## Problem requirements
Please, without the pictures, retype exactly the lines from the start of the material through the line that holds "hors_mco = [5.3, 4.8, 4.0, 3.3]".

## Source data
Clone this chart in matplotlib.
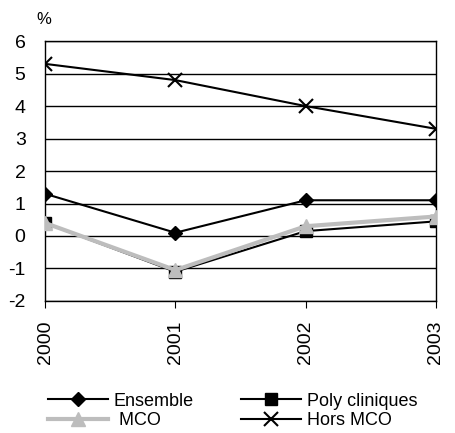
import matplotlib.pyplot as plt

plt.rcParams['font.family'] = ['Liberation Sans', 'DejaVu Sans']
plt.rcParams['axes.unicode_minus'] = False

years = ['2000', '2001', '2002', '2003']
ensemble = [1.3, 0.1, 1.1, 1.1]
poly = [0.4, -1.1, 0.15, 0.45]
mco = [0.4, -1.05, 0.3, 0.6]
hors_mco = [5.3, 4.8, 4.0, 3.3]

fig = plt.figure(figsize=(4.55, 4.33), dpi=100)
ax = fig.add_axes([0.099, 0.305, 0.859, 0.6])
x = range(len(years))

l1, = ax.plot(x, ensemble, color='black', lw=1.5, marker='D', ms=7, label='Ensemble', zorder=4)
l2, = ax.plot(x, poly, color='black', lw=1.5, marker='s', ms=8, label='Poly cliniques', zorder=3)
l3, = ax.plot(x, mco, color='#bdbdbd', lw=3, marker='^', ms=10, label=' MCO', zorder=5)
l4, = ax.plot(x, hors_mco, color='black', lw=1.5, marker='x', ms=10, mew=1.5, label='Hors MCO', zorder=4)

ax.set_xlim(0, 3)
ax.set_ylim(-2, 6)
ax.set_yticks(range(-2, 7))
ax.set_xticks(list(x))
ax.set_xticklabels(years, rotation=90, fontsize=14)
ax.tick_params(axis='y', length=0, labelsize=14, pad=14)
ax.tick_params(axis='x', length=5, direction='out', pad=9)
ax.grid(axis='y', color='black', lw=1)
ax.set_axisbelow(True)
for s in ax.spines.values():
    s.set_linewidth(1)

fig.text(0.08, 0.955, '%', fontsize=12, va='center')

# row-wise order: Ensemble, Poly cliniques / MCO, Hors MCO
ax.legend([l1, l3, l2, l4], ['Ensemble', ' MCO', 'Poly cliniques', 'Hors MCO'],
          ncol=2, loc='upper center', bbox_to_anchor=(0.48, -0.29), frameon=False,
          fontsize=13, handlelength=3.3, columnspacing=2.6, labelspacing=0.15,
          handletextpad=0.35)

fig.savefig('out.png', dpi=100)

## Result
Clone this chart in matplotlib.
import matplotlib.pyplot as plt

plt.rcParams['font.family'] = ['Liberation Sans', 'DejaVu Sans']
plt.rcParams['axes.unicode_minus'] = False

years = ['2000', '2001', '2002', '2003']
ensemble = [1.3, 0.1, 1.1, 1.1]
poly = [0.4, -1.1, 0.15, 0.45]
mco = [0.4, -1.05, 0.3, 0.6]
hors_mco = [5.3, 4.8, 4.0, 3.3]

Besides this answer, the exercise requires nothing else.